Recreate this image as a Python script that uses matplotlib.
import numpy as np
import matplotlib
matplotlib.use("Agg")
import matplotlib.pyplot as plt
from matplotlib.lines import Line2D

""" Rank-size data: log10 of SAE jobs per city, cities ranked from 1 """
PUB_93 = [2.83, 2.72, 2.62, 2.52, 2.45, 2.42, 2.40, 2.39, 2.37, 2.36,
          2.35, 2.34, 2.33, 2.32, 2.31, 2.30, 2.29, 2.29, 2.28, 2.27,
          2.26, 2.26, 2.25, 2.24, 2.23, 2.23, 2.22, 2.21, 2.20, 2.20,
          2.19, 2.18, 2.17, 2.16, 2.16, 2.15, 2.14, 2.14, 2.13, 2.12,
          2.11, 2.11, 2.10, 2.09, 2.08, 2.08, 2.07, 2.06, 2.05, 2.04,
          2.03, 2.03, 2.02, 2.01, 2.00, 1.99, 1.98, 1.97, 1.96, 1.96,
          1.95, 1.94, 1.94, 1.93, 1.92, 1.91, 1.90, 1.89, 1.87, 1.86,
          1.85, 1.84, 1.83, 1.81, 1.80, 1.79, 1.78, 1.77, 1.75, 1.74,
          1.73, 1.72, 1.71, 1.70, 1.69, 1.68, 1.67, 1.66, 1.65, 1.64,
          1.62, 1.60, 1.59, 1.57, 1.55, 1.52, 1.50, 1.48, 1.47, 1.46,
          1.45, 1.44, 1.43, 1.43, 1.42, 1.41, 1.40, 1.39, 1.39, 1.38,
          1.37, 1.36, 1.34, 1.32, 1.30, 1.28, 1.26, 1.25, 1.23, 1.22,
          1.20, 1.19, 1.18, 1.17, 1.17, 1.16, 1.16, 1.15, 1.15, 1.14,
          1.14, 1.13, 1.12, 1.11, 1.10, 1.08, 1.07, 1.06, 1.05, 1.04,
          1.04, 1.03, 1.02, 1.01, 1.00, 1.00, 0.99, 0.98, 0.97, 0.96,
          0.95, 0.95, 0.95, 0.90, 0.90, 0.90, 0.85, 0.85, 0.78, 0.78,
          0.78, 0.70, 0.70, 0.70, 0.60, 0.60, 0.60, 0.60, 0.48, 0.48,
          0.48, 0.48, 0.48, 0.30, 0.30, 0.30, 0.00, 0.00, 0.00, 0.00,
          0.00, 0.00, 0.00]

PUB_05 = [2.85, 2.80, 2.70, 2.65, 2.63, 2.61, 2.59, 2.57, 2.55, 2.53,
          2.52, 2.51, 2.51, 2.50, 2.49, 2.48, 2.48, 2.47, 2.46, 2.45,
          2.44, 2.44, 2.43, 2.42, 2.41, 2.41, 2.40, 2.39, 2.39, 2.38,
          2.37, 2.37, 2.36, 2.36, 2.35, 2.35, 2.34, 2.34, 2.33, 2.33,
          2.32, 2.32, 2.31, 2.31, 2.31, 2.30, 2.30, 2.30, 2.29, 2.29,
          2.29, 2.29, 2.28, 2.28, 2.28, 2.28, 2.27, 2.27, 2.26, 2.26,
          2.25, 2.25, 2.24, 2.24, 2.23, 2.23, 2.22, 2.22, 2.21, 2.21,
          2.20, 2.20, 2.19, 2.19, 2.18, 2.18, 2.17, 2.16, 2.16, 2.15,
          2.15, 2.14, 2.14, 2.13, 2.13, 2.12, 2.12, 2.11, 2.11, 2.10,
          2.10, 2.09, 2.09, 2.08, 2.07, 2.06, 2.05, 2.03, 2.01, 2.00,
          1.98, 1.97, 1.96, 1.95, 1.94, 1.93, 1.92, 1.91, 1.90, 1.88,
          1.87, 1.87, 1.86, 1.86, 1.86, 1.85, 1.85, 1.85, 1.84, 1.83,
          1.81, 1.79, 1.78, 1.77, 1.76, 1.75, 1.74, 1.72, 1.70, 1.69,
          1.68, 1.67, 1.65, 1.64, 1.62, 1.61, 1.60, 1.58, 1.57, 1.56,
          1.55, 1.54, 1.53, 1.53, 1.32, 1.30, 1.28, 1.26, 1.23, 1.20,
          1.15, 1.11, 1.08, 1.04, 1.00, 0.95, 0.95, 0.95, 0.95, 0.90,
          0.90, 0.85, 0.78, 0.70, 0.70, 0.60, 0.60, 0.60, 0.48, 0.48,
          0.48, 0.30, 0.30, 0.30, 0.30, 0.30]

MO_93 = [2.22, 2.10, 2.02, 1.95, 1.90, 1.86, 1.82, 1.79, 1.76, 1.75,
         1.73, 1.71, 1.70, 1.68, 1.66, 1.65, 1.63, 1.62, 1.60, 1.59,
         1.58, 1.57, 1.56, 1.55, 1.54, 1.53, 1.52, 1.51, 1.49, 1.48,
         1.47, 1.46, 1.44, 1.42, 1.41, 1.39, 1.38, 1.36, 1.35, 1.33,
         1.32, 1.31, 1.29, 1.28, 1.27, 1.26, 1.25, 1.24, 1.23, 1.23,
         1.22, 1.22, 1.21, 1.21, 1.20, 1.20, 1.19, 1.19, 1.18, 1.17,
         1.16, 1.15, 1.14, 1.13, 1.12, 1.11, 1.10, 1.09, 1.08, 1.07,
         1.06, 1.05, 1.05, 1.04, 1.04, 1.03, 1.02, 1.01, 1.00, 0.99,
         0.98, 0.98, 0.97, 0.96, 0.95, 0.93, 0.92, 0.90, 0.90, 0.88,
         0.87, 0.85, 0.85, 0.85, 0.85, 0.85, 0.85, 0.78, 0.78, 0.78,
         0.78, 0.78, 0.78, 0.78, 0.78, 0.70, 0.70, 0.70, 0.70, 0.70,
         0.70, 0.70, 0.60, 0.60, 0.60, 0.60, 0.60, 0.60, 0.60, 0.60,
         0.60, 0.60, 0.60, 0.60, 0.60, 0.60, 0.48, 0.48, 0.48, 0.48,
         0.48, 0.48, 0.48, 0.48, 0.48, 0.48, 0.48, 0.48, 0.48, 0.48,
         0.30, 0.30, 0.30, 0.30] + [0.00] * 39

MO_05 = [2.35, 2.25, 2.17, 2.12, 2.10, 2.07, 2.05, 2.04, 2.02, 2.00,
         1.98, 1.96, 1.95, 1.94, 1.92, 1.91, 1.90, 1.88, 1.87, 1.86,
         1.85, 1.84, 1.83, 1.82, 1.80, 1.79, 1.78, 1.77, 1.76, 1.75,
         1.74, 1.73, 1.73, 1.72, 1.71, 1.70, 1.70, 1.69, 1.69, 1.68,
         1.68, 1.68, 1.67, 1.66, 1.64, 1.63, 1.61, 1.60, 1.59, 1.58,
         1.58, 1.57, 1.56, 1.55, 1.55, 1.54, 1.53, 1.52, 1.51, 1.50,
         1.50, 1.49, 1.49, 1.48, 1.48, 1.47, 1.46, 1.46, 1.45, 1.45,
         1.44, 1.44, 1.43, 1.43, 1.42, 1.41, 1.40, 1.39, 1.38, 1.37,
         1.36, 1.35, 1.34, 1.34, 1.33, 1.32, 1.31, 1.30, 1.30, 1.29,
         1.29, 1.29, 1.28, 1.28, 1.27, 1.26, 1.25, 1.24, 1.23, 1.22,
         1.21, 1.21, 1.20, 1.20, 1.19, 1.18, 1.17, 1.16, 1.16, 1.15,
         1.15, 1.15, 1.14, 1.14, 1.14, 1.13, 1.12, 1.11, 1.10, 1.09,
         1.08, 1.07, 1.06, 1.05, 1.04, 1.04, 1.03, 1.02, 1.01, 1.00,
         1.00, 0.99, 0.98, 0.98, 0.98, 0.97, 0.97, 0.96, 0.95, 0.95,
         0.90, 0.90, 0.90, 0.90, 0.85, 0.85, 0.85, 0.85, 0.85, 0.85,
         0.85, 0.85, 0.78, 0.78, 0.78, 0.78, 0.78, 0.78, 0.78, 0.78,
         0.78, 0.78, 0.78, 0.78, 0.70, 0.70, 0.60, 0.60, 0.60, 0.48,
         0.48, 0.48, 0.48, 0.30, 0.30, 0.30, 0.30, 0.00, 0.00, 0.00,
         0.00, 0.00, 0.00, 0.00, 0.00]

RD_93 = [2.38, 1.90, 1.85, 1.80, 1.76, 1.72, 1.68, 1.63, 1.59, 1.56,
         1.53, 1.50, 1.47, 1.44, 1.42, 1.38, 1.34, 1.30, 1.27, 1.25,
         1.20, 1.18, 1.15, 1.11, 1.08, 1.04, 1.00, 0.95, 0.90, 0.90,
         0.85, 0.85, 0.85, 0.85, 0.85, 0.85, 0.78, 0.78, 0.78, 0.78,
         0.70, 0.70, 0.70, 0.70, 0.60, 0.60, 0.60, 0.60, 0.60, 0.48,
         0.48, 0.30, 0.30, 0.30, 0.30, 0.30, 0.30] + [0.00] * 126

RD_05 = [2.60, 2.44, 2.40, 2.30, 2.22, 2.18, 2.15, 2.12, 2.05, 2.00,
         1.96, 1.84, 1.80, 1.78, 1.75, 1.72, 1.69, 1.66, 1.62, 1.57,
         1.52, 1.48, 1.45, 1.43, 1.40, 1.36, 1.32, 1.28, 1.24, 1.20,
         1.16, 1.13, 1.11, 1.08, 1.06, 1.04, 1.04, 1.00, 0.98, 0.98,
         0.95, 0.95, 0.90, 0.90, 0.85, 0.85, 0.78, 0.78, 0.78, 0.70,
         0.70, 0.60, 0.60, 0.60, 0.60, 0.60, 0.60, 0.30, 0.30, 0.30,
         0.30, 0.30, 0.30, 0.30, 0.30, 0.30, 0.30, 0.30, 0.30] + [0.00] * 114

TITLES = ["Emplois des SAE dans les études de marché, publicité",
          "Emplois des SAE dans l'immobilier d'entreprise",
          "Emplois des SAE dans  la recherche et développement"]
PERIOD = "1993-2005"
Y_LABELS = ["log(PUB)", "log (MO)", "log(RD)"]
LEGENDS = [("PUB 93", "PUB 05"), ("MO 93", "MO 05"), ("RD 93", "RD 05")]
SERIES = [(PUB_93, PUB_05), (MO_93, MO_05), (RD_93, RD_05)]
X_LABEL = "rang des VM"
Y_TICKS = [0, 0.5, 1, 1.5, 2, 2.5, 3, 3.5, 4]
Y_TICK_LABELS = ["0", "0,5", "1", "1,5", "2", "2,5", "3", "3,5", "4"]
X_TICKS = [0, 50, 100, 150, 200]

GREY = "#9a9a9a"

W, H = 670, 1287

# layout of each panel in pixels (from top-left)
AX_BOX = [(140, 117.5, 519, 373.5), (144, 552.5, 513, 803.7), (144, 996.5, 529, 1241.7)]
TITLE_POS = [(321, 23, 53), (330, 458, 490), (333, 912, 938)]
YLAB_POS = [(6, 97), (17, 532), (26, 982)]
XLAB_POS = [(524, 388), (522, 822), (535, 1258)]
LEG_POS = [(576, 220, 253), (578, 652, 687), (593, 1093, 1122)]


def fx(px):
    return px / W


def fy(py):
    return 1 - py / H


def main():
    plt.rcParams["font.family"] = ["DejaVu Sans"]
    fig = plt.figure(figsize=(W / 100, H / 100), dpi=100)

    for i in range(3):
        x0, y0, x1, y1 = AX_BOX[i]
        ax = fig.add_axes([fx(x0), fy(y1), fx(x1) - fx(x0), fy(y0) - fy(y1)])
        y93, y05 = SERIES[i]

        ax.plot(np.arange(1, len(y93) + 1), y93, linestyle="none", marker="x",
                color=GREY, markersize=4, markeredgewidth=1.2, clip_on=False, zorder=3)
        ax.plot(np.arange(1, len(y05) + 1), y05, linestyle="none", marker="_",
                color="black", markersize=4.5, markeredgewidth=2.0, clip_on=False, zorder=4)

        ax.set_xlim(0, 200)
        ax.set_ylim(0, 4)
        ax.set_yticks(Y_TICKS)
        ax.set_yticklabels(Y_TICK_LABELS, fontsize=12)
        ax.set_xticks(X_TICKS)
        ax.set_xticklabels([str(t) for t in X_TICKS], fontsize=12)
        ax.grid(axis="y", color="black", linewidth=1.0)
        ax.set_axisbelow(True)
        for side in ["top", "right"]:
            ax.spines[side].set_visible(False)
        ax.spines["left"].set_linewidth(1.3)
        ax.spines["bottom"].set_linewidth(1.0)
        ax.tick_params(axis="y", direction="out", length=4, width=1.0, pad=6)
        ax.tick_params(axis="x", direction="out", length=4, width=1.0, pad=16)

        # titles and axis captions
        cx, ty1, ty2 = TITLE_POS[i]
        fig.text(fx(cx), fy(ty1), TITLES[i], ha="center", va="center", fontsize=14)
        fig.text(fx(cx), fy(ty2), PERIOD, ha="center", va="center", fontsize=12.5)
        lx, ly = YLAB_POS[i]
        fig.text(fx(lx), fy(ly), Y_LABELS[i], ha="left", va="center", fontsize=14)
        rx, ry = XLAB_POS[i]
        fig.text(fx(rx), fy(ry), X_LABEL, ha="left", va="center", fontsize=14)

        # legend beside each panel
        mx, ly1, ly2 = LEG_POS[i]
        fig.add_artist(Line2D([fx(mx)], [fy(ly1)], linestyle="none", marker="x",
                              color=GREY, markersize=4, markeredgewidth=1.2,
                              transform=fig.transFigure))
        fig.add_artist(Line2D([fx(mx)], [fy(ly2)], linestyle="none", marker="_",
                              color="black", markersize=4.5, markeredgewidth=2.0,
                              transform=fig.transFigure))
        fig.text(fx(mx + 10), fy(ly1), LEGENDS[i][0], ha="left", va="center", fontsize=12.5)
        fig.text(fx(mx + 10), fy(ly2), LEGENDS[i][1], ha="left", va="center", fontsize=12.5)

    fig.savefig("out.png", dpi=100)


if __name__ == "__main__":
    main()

...

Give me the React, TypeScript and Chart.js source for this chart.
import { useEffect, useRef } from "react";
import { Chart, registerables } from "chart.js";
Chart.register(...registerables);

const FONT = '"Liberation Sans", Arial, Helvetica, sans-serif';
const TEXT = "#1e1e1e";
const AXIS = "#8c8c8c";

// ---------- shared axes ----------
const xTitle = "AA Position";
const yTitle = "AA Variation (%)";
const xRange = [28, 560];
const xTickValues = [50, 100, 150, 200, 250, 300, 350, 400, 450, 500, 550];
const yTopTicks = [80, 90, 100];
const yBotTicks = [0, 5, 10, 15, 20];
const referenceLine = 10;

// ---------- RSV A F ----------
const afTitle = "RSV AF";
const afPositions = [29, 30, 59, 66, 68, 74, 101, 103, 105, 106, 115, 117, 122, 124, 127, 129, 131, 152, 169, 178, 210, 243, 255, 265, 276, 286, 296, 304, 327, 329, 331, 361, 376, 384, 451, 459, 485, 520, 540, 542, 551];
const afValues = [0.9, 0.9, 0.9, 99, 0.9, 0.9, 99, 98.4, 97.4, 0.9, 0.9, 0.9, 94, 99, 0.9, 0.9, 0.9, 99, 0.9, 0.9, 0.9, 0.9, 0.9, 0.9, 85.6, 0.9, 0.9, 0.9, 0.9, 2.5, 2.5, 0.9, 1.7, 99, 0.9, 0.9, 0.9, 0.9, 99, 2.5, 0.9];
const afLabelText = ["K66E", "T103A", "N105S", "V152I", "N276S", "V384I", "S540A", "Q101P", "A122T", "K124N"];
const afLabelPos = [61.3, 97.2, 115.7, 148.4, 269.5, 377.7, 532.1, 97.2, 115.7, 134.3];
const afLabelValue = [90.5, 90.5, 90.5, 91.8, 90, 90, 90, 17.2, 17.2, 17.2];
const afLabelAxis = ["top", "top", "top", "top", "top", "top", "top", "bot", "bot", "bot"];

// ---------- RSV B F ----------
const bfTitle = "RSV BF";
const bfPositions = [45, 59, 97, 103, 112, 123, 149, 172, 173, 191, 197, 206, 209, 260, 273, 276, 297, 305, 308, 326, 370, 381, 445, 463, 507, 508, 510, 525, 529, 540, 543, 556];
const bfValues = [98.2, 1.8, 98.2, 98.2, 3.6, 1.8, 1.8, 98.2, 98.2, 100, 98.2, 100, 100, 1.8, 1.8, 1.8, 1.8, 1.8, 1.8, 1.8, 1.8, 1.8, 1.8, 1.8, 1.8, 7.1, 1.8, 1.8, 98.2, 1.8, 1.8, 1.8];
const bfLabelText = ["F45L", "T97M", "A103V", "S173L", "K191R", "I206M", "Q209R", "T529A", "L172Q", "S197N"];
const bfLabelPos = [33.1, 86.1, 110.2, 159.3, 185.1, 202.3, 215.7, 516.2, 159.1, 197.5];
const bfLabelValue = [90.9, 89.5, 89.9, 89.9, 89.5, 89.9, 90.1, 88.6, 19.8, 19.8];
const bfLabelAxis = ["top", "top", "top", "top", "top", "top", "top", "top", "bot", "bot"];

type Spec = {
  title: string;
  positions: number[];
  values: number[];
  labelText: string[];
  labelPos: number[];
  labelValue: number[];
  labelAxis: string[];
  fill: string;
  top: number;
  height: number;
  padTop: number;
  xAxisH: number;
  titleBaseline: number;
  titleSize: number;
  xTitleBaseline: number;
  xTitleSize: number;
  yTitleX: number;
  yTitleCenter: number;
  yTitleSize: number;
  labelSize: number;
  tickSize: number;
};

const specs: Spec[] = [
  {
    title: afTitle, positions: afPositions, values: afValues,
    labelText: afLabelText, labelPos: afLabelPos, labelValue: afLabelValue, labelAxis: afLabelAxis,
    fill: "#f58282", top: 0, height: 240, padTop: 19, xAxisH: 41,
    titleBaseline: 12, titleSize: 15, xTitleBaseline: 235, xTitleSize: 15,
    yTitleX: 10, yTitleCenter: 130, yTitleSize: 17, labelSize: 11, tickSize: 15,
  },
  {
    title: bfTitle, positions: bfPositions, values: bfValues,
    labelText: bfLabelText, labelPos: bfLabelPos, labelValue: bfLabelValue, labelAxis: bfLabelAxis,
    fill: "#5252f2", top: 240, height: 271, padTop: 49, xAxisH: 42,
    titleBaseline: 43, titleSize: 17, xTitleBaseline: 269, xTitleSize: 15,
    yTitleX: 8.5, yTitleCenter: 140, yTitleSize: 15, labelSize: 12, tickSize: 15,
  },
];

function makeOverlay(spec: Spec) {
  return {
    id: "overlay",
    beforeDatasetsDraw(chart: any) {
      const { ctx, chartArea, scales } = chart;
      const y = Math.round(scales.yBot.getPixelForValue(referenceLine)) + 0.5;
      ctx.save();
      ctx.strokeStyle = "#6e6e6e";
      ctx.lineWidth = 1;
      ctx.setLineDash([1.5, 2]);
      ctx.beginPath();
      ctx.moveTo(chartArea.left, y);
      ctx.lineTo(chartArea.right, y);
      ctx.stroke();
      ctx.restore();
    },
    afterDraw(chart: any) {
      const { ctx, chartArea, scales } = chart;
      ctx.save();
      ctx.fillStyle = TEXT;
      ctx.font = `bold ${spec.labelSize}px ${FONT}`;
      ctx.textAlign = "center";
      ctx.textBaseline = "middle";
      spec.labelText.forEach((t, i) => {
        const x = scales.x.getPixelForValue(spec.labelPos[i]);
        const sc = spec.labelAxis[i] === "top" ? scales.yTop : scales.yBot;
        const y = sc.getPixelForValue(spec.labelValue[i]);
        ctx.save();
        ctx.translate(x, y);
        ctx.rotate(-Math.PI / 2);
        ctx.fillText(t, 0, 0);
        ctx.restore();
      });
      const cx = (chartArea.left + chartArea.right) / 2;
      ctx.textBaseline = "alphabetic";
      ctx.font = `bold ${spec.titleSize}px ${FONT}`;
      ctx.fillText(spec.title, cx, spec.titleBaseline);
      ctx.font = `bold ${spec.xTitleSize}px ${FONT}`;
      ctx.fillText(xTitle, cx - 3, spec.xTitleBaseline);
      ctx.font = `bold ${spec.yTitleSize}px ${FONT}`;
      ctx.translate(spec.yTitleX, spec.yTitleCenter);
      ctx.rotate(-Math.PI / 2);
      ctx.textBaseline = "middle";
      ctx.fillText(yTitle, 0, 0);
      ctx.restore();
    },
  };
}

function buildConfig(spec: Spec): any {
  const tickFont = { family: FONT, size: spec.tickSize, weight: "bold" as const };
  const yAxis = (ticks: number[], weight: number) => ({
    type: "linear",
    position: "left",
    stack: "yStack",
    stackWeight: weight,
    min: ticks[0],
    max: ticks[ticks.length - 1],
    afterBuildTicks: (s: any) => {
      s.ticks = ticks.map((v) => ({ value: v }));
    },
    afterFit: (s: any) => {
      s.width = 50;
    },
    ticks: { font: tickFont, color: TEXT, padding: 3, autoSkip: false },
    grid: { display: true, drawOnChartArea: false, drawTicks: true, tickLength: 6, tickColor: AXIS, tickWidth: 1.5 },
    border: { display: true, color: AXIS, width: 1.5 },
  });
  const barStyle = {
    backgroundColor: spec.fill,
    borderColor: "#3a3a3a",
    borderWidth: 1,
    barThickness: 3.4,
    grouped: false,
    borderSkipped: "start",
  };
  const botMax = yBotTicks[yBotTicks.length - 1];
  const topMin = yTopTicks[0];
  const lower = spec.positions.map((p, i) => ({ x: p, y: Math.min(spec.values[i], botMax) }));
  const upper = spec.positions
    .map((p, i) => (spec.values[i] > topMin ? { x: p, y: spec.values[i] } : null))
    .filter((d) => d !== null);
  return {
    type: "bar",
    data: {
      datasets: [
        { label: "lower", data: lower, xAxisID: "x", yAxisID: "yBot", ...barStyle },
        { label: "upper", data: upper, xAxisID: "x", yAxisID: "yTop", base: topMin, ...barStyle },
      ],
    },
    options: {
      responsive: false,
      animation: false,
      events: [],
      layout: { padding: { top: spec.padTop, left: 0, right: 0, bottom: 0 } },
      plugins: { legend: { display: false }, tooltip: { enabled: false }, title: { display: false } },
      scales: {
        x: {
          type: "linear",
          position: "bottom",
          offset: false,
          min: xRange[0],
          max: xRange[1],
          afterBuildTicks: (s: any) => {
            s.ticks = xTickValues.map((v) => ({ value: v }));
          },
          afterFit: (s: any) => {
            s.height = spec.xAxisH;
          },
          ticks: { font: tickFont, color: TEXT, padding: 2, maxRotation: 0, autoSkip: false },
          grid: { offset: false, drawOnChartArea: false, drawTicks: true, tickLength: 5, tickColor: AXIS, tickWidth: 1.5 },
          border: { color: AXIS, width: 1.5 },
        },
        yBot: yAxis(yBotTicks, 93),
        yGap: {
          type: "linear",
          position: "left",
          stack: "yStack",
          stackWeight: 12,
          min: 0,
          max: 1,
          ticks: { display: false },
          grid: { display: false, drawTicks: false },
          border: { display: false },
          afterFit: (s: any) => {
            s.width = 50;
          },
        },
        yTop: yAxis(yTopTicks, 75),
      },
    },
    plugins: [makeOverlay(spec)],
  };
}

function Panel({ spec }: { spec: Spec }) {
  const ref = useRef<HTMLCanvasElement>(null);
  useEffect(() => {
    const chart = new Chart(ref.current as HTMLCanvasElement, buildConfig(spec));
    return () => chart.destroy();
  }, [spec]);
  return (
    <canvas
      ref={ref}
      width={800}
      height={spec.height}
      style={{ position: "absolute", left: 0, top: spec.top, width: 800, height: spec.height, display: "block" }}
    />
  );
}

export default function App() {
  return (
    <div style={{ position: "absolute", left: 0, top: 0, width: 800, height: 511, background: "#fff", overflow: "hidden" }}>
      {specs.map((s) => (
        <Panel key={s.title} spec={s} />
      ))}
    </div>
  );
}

GIVEN EXERCISE —
Above are the records; from them, give again exactly the lines from the one containing "Recreate this image" through the one containing "from matplotlib.lines import Line2D", both included.

OUTPUT BELOW —
Recreate this image as a Python script that uses matplotlib.
import numpy as np
import matplotlib
matplotlib.use("Agg")
import matplotlib.pyplot as plt
from matplotlib.lines import Line2D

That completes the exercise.